Collection entries

>>>

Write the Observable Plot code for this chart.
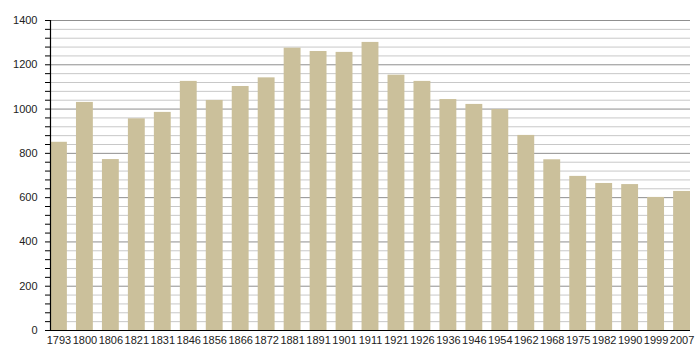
<!DOCTYPE html>
<html>
<head>
<meta charset="utf-8">
<script src="https://cdn.jsdelivr.net/npm/d3@7"></script>
<script src="https://cdn.jsdelivr.net/npm/@observablehq/plot@0.6"></script>
<style>
  html, body { margin: 0; padding: 0; background: #fff; }
  svg { display: block; }
</style>
</head>
<body>
<div id="chart"></div>
<script>
const years = ["1793","1800","1806","1821","1831","1846","1856","1866","1872","1881","1891","1901","1911","1921","1926","1936","1946","1954","1962","1968","1975","1982","1990","1999","2007"];
const population = [850,1030,772,956,985,1125,1039,1102,1141,1275,1260,1256,1301,1153,1125,1043,1021,998,881,771,696,664,659,601,628];
const majorTicks = [0,200,400,600,800,1000,1200,1400];
const minorTicks = d3.range(0, 1401, 40);

const data = years.map((y, i) => ({year: y, value: population[i]}));

const chart = Plot.plot({
  width: 700,
  height: 360,
  marginLeft: 50,
  marginRight: 10,
  marginTop: 20,
  marginBottom: 30,
  style: {fontFamily: "Liberation Sans, Arial, sans-serif", fontSize: "11px", color: "#222", background: "#fff"},
  x: {domain: years, paddingInner: 0.35, paddingOuter: 0, round: false, label: null},
  y: {domain: [0, 1400], label: null},
  marks: [
    Plot.ruleY(minorTicks.filter(d => d % 200 !== 0), {stroke: "#c8c8c8", strokeWidth: 1}),
    Plot.ruleY(majorTicks.filter(d => d > 0), {stroke: "#8f8f8f", strokeWidth: 1}),
    Plot.barY(data, {x: "year", y: "value", fill: "#cbc09b"}),
    Plot.axisY({ticks: minorTicks, tickSize: 5, tickPadding: 8, stroke: "#000",
      tickFormat: d => (d % 200 === 0 ? String(d) : ""), label: null, fill: "#222"}),
    Plot.frame({anchor: "left", stroke: "#000", strokeWidth: 1.2}),
    Plot.axisX({tickSize: 0, tickPadding: 6, label: null, fill: "#222", style: {letterSpacing: "-0.4px"}}),
    Plot.ruleY([0], {stroke: "#000", strokeWidth: 1.2})
  ]
});
document.getElementById("chart").appendChild(chart);
</script>
</body>
</html>
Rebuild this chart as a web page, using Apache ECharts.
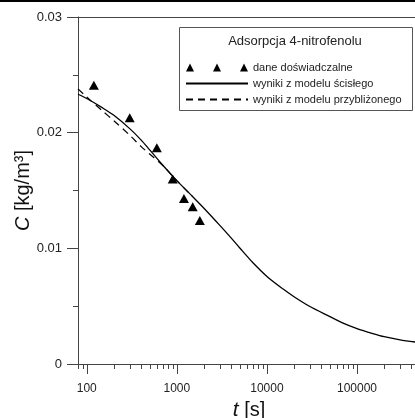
<!DOCTYPE html>
<html>
<head>
<meta charset="utf-8">
<script src="https://cdn.jsdelivr.net/npm/echarts@6/dist/echarts.min.js"></script>
<style>
  html, body { margin: 0; padding: 0; background: #fff; }
  #main { width: 415px; height: 418px; }
</style>
</head>
<body>
<div id="main"></div>
<script>
// dane doświadczalne (trójkąty)
var tExp = [120, 300, 600, 900, 1200, 1500, 1800];
var cExp = [0.0241, 0.0213, 0.0187, 0.0160, 0.0143, 0.0136, 0.0124];

// model ścisły (linia ciągła)
var tSolid = [80, 100, 150, 200, 300, 400, 500, 700, 1000, 1500, 2000, 3000, 4000, 5000, 7000,
    10000, 15000, 20000, 30000, 50000, 70000, 100000, 150000, 200000, 300000, 441000];
var cSolid = [0.02332, 0.02295, 0.02214, 0.0215, 0.02035, 0.01938, 0.01851, 0.01718, 0.01585,
    0.01447, 0.01347, 0.01199, 0.01091, 0.01003, 0.00875, 0.00757, 0.0065, 0.00582, 0.00497,
    0.0041, 0.00353, 0.00306, 0.00263, 0.00236, 0.00209, 0.0019];

// model przybliżony (linia przerywana)
var tDashed = [80, 100, 150, 200, 300, 400, 500, 700, 1000, 1500];
var cDashed = [0.02379, 0.02308, 0.02187, 0.02103, 0.01978, 0.01881, 0.01815, 0.01715, 0.01585, 0.01447];

// podziałka osi t
var xMajorTicks = [100, 1000, 10000, 100000];
var xMinorTicks = [80, 90, 200, 300, 400, 500, 600, 700, 800, 900,
    2000, 3000, 4000, 5000, 6000, 7000, 8000, 9000,
    20000, 30000, 40000, 50000, 60000, 70000, 80000, 90000,
    200000, 300000, 400000];

var font = 'Liberation Sans, Arial, sans-serif';
var axisColor = '#444';

function pairs(xs, ys) {
    return xs.map(function (x, i) { return [x, ys[i]]; });
}

// rysuje kreski podziałki osi t (skala logarytmiczna)
function tickSeries(values, len) {
    return {
        type: 'custom',
        silent: true,
        clip: false,
        data: values.map(function (v) { return [v, 0]; }),
        renderItem: function (params, api) {
            var p = api.coord([api.value(0), 0]);
            var x = Math.round(p[0]) + 0.5;
            return {
                type: 'line',
                shape: { x1: x, y1: p[1], x2: x, y2: p[1] + len },
                style: { stroke: axisColor, lineWidth: 1 }
            };
        }
    };
}

var myChart = echarts.init(document.getElementById('main'));

var option = {
    animation: false,
    textStyle: { fontFamily: font },
    grid: { left: 78, top: 17, right: -5, bottom: 54, outerBoundsMode: 'none', containLabel: false },
    xAxis: [{
        type: 'log',
        min: 80,
        max: 500000,
        axisLine: { lineStyle: { color: axisColor } },
        axisTick: { show: false },
        splitLine: { show: false },
        axisLabel: {
            margin: 19,
            fontSize: 12,
            color: '#222',
            showMinLabel: false,
            showMaxLabel: false,
            formatter: function (v) {
                return xMajorTicks.indexOf(Math.round(v)) >= 0 ? String(Math.round(v)) : '';
            }
        },
        name: '{i|t} [s]',
        nameLocation: 'middle',
        nameGap: 32,
        nameTextStyle: {
            fontSize: 20, color: '#111',
            rich: { i: { fontSize: 21, fontStyle: 'italic', color: '#111' } }
        }
    }, {
        type: 'log',
        position: 'top',
        min: 80,
        max: 500000,
        axisLine: { lineStyle: { color: axisColor } },
        axisTick: { show: false },
        axisLabel: { show: false },
        splitLine: { show: false }
    }],
    yAxis: {
        type: 'value',
        min: 0,
        max: 0.03,
        interval: 0.01,
        axisLine: { show: true, lineStyle: { color: axisColor } },
        axisTick: { show: true, length: 11, lineStyle: { color: axisColor } },
        minorTick: { show: true, splitNumber: 2, length: 5, lineStyle: { color: axisColor } },
        splitLine: { show: false },
        axisLabel: { margin: 16, fontSize: 13, color: '#222' },
        name: '{i|C} [kg/m³]',
        nameLocation: 'middle',
        nameGap: 45,
        nameMoveOverlap: false,
        nameTextStyle: {
            fontSize: 20, color: '#111',
            rich: { i: { fontSize: 20, fontStyle: 'italic', color: '#111' } }
        }
    },
    legend: {
        orient: 'vertical',
        left: 185,
        top: 62,
        padding: 0,
        itemGap: 5,
        itemWidth: 62,
        itemHeight: 8,
        selectedMode: false,
        z: 10,
        textStyle: { fontSize: 11, color: '#222', fontFamily: font },
        data: [
            { name: 'dane doświadczalne', icon: 'path://M0,8L4,0L8,8ZM27,8L31,0L35,8ZM54,8L58,0L62,8Z' },
            { name: 'wyniki z modelu ścisłego', itemStyle: { opacity: 0 } },
            { name: 'wyniki z modelu przybliżonego', itemStyle: { opacity: 0 } }
        ]
    },
    graphic: [
        {
            type: 'rect', z: 5,
            shape: { x: 0, y: 0, width: 415, height: 2 },
            style: { fill: '#000' }
        },
        {
            type: 'rect', z: 5,
            shape: { x: 179.5, y: 27.5, width: 233, height: 83 },
            style: { fill: '#fff', stroke: '#555', lineWidth: 1 }
        },
        {
            type: 'text', z: 6,
            x: 295, y: 41,
            style: {
                text: 'Adsorpcja 4-nitrofenolu',
                fontSize: 13, fontFamily: font, fill: '#222',
                align: 'center', verticalAlign: 'middle'
            }
        }
    ],
    series: [
        {
            name: 'dane doświadczalne',
            type: 'scatter',
            symbol: 'triangle',
            symbolSize: [10, 9],
            itemStyle: { color: '#000', opacity: 1 },
            data: pairs(tExp, cExp)
        },
        {
            name: 'wyniki z modelu ścisłego',
            type: 'line',
            symbol: 'none',
            smooth: 0.3,
            lineStyle: { color: '#000', width: 1.3 },
            itemStyle: { color: '#000' },
            data: pairs(tSolid, cSolid)
        },
        {
            name: 'wyniki z modelu przybliżonego',
            type: 'line',
            symbol: 'none',
            smooth: 0.3,
            lineStyle: { color: '#000', width: 1.2, type: [7, 5] },
            itemStyle: { color: '#000' },
            data: pairs(tDashed, cDashed)
        },
        tickSeries(xMajorTicks, 10),
        tickSeries(xMinorTicks, 5)
    ]
};

myChart.setOption(option);
</script>
</body>
</html>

<<<

## Aim of the task
What is the number of lines containing "this"? Give that number only.

## Task result
2